Chairperson of the Portfolio Committee on Public Enterprises
- In office 2 July 2019 – 28 May 2024
- Preceded by: Lungi Mnganga-Gcabashe
- Succeeded by: Position abolsihed

Member of the National Assembly of South Africa
- In office 22 May 2019 – 28 May 2024

Leader of the Opposition in the Western Cape Provincial Parliament
- In office 16 February 2016 – 7 May 2019
- Premier: Helen Zille
- Preceded by: Marius Fransman
- Succeeded by: Cameron Dugmore

Member of the Western Cape Provincial Parliament
- In office 21 May 2014 – 7 May 2019

Personal details
- Born: Khayalethu Elvis Magaxa 29 January 1964 (age 62)
- Party: African National Congress
- Profession: Politician

= Khaya Magaxa =

South African politician

Khayalethu Elvis "Khaya" Magaxa (born 29 January 1964) is a South African politician who was Chairperson of the Portfolio Committee on Public Enterprises and a Member of the National Assembly of South Africa for the African National Congress (ANC).
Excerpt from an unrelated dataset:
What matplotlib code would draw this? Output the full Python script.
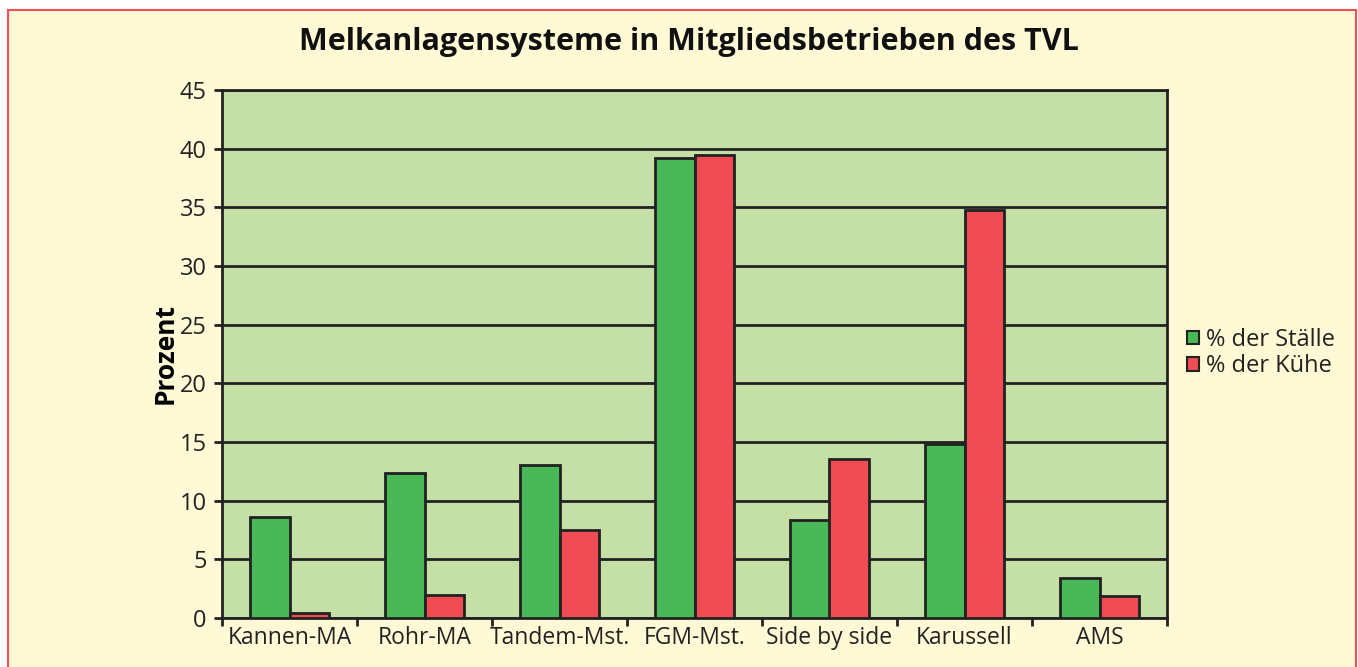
import matplotlib
matplotlib.use("Agg")
import matplotlib.pyplot as plt
import numpy as np
from matplotlib.patches import Rectangle

categories = ["Kannen-MA", "Rohr-MA", "Tandem-Mst.", "FGM-Mst.", "Side by side", "Karussell", "AMS"]
staelle = [8.6, 12.4, 13.0, 39.2, 8.35, 14.8, 3.4]
kuehe = [0.4, 2.0, 7.5, 39.5, 13.55, 34.8, 1.9]
series_labels = ["% der Ställe", "% der Kühe"]
yticks = [0, 5, 10, 15, 20, 25, 30, 35, 40, 45]
title = "Melkanlagensysteme in Mitgliedsbetrieben des TVL"
ylabel = "Prozent"

plt.rcParams['font.family'] = ['Open Sans', 'DejaVu Sans']

W, H = 1358, 667
fig = plt.figure(figsize=(W/100, H/100), dpi=100)
fig.patch.set_facecolor("white")
# cream panel with red border
fig.patches.append(Rectangle((8/W, -0.05), (1356-8)/W, (H-10)/H + 0.05, transform=fig.transFigure,
                             facecolor="#FFF9D6", edgecolor="#F0505A", linewidth=1.5, zorder=-10))

ax = fig.add_axes([222/W, 1-618/H, (1167-222)/W, (618-90)/H])
ax.set_facecolor("#C5E0A6")
x = np.arange(len(categories))
bw = 0.29
ax.bar(x - bw/2, staelle, bw, color="#49B957", edgecolor="#222222", linewidth=2, label=series_labels[0], zorder=3)
ax.bar(x + bw/2, kuehe, bw, color="#EF4C53", edgecolor="#222222", linewidth=2, label=series_labels[1], zorder=3)

ax.set_xlim(-0.5, len(categories) - 0.5)
ax.set_ylim(0, 45)
ax.set_yticks(yticks)
ax.yaxis.grid(True, color="#222222", linewidth=2)
ax.set_axisbelow(True)
ax.set_xticks(np.arange(len(categories) + 1) - 0.5)
ax.set_xticklabels([])
ax.set_xticks(x, minor=True)
ax.set_xticklabels(categories, minor=True, fontsize=16.5, color="#222222")
ax.tick_params(axis="x", which="minor", length=0, pad=6)
ax.tick_params(axis="x", which="major", length=6, width=2, color="#222222")
ax.tick_params(axis="y", length=6, width=2, color="#222222", labelsize=17, labelcolor="#222222", pad=5)
for s in ax.spines.values():
    s.set_color("#222222")
    s.set_linewidth(2)

ax.set_ylabel(ylabel, fontsize=19, fontweight="bold", labelpad=1)
fig.text(689/W, 1-42/H, title, ha="center", va="center", fontsize=22, fontweight="bold", color="#111111")

leg = fig.legend(loc="center left", bbox_to_anchor=(1166/W, 1-353/H), frameon=False, fontsize=17,
                 handlelength=0.5, handleheight=0.5, handletextpad=0.3, labelspacing=0.1,
                 labelcolor="#222222")
for h in leg.legend_handles:
    h.set_linewidth(1.5)

fig.savefig("out.png", dpi=100, facecolor=fig.get_facecolor())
He became an MP in May 2019. Magaxa was elected as a Member of the Western Cape Provincial Parliament in 2014, and served as the Leader of the Opposition from 2016 to 2019. He was the acting provincial chair of the ANC in the Western Cape from 2016 to 2019.

Magaxa was ranked too low on the ANC's list to secure re-election in 2024.